- _Written exercise_
In the records below, find the line containing "Convert this chart to Observable Plot code." and the line containing "const xTicks = [10,20,30,40,50,60,70,80,90,100];". Give again exactly those lines and every line between them, omitting the pictures.

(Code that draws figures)
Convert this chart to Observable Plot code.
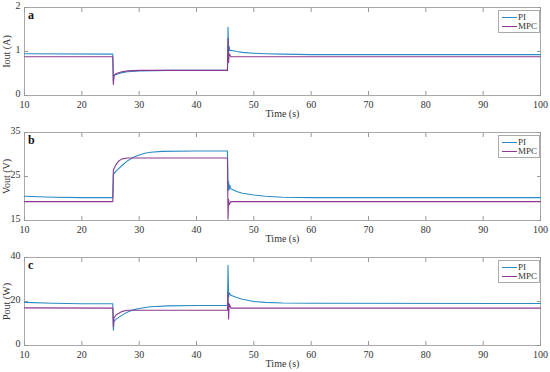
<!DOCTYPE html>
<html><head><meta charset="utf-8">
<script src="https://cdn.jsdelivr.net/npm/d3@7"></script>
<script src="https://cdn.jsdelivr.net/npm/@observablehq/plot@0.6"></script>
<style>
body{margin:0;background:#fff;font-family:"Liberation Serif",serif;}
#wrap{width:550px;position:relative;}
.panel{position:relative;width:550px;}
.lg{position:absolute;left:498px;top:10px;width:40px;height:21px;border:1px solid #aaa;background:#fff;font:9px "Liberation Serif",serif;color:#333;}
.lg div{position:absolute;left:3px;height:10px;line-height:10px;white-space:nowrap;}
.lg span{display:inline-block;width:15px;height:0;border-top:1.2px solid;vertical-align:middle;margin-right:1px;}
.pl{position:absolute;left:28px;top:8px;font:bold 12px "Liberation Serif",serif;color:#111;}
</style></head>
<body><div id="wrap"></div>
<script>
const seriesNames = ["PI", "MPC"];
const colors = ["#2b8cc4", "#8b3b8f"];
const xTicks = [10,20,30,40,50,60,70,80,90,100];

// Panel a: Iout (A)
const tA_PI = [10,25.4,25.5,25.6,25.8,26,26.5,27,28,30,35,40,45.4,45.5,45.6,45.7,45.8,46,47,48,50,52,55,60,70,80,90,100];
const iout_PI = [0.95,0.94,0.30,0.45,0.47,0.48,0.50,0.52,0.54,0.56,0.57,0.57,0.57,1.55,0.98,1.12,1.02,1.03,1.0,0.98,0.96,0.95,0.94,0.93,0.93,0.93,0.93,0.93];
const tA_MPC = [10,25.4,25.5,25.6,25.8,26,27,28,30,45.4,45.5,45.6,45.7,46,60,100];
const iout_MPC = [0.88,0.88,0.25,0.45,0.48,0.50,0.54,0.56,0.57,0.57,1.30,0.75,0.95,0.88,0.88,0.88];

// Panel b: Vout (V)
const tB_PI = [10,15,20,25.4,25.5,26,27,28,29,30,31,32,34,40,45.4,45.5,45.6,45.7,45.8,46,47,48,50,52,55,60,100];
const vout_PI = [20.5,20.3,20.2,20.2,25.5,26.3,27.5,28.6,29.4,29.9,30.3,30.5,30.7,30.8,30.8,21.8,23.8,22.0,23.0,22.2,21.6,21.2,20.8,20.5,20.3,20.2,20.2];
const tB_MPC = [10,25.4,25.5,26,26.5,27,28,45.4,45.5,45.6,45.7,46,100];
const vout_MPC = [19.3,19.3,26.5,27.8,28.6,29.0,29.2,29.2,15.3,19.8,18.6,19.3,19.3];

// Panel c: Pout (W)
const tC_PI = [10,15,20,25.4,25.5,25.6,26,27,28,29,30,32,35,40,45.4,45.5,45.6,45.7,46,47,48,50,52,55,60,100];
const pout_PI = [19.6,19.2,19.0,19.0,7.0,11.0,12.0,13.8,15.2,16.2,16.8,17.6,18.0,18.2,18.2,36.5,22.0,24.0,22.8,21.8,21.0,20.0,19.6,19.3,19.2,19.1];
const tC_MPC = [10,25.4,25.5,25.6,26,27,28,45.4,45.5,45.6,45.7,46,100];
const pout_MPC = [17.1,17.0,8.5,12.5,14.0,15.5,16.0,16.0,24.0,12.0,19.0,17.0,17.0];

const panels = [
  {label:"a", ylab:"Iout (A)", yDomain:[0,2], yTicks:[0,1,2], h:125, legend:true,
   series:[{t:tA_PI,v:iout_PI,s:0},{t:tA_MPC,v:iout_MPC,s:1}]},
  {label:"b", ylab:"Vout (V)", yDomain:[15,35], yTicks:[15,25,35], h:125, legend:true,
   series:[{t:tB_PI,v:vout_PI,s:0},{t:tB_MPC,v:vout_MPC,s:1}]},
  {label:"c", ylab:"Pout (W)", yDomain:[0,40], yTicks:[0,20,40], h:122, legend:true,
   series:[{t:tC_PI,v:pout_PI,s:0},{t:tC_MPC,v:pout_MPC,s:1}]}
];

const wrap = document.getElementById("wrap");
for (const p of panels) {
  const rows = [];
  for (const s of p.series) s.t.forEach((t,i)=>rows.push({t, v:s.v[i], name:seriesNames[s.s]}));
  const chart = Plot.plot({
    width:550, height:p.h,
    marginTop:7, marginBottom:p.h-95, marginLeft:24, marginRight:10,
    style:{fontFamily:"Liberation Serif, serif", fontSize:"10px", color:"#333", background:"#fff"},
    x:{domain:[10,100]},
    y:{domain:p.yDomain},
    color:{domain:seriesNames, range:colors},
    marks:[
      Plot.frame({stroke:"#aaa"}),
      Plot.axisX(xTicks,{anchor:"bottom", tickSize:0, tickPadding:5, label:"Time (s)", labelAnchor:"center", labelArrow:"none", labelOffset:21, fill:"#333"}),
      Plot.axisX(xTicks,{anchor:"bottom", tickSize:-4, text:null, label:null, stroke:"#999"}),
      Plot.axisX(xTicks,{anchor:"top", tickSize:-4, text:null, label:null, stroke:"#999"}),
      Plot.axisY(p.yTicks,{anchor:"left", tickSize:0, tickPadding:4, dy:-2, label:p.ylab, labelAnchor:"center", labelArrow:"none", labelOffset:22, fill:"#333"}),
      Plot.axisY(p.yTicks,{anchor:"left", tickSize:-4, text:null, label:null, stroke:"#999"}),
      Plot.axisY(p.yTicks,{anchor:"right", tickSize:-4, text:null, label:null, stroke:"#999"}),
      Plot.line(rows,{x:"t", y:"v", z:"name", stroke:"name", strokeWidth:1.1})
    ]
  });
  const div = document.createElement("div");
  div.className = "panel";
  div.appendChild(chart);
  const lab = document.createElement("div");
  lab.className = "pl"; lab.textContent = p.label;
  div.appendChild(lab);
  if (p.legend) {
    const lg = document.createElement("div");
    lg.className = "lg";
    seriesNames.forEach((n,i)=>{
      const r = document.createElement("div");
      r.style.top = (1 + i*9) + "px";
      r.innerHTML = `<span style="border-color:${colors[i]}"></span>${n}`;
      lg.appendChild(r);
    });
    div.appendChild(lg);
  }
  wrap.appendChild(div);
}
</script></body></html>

---

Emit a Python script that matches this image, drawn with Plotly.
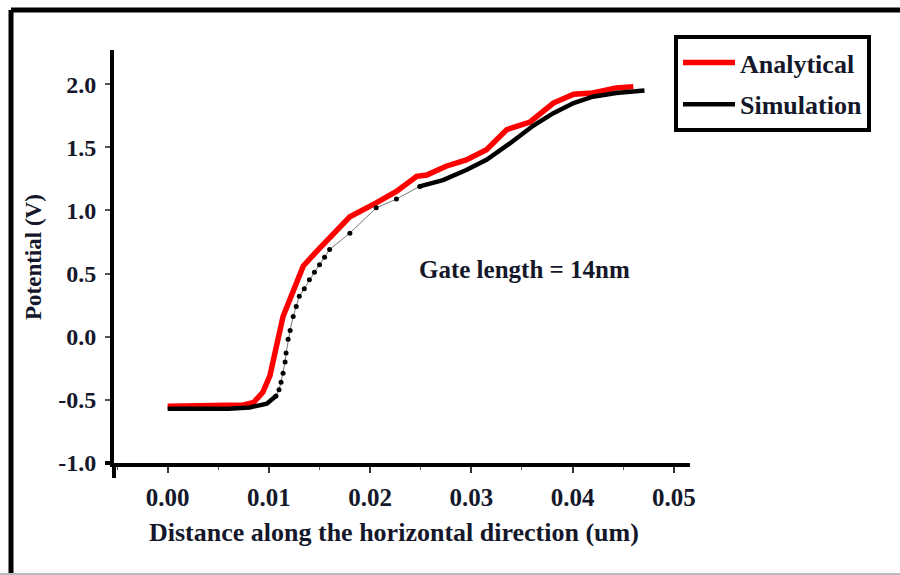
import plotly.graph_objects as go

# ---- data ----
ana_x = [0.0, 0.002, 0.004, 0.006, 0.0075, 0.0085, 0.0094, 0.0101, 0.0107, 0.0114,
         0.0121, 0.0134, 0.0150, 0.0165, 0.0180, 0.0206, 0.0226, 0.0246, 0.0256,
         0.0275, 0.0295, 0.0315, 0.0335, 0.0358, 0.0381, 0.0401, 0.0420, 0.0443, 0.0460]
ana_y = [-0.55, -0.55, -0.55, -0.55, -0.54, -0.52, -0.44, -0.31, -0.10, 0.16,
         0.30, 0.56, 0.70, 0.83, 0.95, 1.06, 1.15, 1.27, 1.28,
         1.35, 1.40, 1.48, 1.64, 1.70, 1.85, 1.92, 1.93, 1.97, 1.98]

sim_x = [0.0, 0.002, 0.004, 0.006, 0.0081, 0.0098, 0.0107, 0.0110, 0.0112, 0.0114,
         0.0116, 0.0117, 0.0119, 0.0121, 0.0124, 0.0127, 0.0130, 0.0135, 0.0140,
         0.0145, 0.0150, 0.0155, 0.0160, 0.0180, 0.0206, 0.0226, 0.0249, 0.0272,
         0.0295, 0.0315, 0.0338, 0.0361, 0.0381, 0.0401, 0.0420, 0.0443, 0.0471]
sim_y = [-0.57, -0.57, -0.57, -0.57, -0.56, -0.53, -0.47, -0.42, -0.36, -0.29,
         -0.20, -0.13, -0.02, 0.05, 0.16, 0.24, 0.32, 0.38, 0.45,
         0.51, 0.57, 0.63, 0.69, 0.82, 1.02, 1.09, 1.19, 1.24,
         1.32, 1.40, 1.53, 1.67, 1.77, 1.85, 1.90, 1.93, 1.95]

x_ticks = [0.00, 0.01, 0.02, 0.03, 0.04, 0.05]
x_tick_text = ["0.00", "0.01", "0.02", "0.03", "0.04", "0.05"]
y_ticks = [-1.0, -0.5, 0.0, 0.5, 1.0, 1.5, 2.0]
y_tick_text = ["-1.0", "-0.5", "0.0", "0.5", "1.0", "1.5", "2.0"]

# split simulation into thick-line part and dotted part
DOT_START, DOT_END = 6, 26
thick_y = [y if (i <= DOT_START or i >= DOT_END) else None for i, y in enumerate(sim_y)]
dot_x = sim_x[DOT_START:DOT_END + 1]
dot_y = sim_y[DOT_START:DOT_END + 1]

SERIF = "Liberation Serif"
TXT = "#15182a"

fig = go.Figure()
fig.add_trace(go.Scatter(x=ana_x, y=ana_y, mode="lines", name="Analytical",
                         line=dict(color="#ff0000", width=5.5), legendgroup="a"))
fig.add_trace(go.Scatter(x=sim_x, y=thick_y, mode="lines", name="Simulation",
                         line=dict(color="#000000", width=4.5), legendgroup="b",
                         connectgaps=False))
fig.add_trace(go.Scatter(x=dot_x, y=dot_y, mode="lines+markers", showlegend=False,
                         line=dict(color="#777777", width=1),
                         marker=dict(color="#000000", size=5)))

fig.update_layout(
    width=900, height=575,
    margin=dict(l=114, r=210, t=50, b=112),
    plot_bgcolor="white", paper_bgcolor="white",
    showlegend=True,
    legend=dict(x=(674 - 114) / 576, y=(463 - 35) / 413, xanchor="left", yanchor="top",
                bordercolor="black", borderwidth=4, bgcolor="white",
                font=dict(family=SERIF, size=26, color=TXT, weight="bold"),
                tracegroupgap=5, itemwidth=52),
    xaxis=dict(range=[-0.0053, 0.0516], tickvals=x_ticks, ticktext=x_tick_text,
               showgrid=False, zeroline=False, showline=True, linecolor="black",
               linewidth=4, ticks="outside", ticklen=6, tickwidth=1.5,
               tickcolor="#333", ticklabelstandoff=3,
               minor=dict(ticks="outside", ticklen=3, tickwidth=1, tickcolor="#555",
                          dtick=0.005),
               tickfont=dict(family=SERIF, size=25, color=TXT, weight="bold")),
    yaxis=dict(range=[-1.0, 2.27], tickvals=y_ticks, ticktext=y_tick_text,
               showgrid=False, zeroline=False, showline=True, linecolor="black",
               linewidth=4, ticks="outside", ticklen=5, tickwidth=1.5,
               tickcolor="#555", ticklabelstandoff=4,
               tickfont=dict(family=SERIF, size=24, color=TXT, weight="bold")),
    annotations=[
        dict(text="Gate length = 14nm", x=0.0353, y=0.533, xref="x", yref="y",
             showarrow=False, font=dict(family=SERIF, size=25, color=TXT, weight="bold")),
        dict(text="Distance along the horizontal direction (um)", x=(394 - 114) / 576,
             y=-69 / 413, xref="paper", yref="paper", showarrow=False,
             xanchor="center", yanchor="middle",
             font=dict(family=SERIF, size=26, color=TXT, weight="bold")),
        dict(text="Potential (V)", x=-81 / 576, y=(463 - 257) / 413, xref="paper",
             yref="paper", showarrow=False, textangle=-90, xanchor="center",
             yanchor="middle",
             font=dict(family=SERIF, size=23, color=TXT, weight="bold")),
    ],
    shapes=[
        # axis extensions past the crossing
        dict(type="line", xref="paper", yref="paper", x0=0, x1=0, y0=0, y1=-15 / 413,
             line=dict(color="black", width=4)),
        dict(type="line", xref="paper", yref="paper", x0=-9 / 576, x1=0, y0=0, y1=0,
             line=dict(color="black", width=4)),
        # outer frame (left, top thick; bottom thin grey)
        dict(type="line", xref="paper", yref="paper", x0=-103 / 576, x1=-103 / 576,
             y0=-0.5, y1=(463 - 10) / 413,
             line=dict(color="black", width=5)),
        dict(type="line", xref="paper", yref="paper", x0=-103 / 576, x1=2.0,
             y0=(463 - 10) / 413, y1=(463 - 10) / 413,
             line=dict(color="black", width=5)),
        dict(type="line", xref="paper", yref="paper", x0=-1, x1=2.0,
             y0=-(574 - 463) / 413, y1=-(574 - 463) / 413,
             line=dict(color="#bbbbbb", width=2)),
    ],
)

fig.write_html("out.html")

==

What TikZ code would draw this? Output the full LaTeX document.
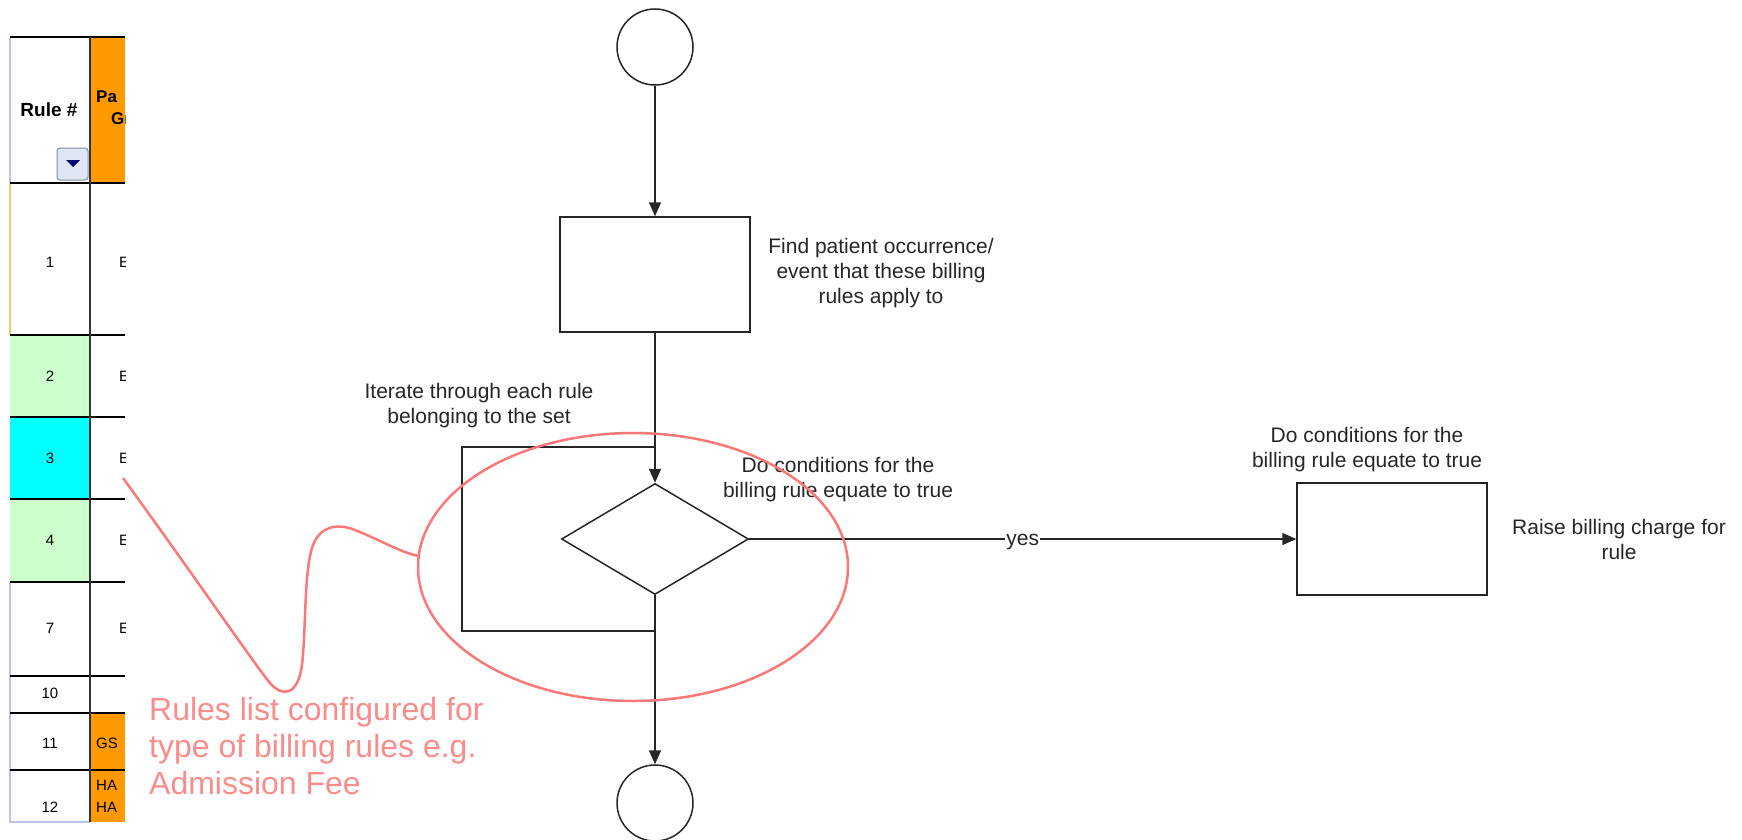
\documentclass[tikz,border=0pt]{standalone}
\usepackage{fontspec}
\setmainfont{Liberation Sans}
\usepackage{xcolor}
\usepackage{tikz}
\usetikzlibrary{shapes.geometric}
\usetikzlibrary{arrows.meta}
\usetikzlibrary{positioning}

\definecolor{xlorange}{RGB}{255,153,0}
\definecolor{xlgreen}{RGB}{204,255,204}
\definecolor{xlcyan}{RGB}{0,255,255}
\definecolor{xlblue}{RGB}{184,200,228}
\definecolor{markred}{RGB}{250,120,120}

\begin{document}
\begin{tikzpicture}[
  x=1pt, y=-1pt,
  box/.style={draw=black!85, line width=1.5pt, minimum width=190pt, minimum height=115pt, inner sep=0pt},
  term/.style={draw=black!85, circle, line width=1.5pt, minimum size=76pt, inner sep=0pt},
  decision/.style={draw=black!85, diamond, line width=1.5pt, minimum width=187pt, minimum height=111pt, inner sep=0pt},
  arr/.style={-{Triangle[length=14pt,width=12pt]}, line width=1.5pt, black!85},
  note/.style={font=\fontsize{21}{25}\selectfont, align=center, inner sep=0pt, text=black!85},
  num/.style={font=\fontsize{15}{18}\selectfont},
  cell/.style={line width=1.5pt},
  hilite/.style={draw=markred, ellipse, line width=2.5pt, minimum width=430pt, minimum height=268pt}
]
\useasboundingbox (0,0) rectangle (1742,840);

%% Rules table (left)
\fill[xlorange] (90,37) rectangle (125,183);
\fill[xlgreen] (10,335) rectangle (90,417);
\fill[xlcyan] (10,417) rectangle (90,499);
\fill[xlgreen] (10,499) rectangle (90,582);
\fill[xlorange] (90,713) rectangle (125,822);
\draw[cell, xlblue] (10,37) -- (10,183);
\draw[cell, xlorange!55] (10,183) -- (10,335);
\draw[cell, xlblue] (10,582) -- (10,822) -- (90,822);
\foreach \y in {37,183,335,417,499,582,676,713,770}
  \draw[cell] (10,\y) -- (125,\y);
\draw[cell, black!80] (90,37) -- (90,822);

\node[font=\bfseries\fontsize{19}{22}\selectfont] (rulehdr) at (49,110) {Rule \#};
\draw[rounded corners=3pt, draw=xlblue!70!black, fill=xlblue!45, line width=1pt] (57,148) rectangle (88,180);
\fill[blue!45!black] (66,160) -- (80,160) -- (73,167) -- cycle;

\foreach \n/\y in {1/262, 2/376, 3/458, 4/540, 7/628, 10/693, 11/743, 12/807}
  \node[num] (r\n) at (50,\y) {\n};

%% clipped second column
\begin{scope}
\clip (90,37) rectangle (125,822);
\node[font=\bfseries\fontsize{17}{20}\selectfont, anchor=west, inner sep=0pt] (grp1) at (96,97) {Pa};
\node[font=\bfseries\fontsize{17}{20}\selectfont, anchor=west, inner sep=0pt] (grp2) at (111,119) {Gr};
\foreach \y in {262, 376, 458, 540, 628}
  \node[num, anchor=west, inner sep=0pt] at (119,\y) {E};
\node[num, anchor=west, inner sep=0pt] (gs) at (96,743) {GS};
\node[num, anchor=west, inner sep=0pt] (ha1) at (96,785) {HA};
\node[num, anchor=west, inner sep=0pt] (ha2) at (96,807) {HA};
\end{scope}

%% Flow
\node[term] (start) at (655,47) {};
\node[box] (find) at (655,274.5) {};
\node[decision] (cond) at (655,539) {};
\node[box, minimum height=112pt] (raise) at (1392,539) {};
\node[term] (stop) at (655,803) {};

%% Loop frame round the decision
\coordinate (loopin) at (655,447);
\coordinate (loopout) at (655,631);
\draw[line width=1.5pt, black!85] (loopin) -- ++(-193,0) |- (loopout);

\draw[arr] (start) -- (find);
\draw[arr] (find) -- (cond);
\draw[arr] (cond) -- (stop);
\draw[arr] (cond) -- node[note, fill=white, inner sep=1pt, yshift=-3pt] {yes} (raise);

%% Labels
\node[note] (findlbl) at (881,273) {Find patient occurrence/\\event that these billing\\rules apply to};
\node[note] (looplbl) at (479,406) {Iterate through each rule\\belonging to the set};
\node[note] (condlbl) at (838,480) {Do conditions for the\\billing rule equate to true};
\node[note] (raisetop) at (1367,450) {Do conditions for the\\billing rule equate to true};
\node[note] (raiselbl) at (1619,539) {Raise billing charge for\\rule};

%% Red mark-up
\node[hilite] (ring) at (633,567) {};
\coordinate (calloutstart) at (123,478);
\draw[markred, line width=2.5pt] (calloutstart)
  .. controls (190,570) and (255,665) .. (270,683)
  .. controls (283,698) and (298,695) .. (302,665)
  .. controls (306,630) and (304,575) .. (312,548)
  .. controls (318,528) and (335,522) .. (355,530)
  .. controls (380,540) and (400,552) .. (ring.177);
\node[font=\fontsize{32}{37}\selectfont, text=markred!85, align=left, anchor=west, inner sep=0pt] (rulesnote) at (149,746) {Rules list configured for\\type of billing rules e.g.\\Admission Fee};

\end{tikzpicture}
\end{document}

- _Complete output_
Convert this chart to Observable Plot code.
<!DOCTYPE html>
<html><head><meta charset="utf-8">
<script src="https://cdn.jsdelivr.net/npm/d3@7"></script>
<script src="https://cdn.jsdelivr.net/npm/@observablehq/plot@0.6"></script>
<style>
body{margin:0;background:#fff;font-family:"Liberation Serif",serif;}
#wrap{width:550px;position:relative;}
.panel{position:relative;width:550px;}
.lg{position:absolute;left:498px;top:10px;width:40px;height:21px;border:1px solid #aaa;background:#fff;font:9px "Liberation Serif",serif;color:#333;}
.lg div{position:absolute;left:3px;height:10px;line-height:10px;white-space:nowrap;}
.lg span{display:inline-block;width:15px;height:0;border-top:1.2px solid;vertical-align:middle;margin-right:1px;}
.pl{position:absolute;left:28px;top:8px;font:bold 12px "Liberation Serif",serif;color:#111;}
</style></head>
<body><div id="wrap"></div>
<script>
const seriesNames = ["PI", "MPC"];
const colors = ["#2b8cc4", "#8b3b8f"];
const xTicks = [10,20,30,40,50,60,70,80,90,100];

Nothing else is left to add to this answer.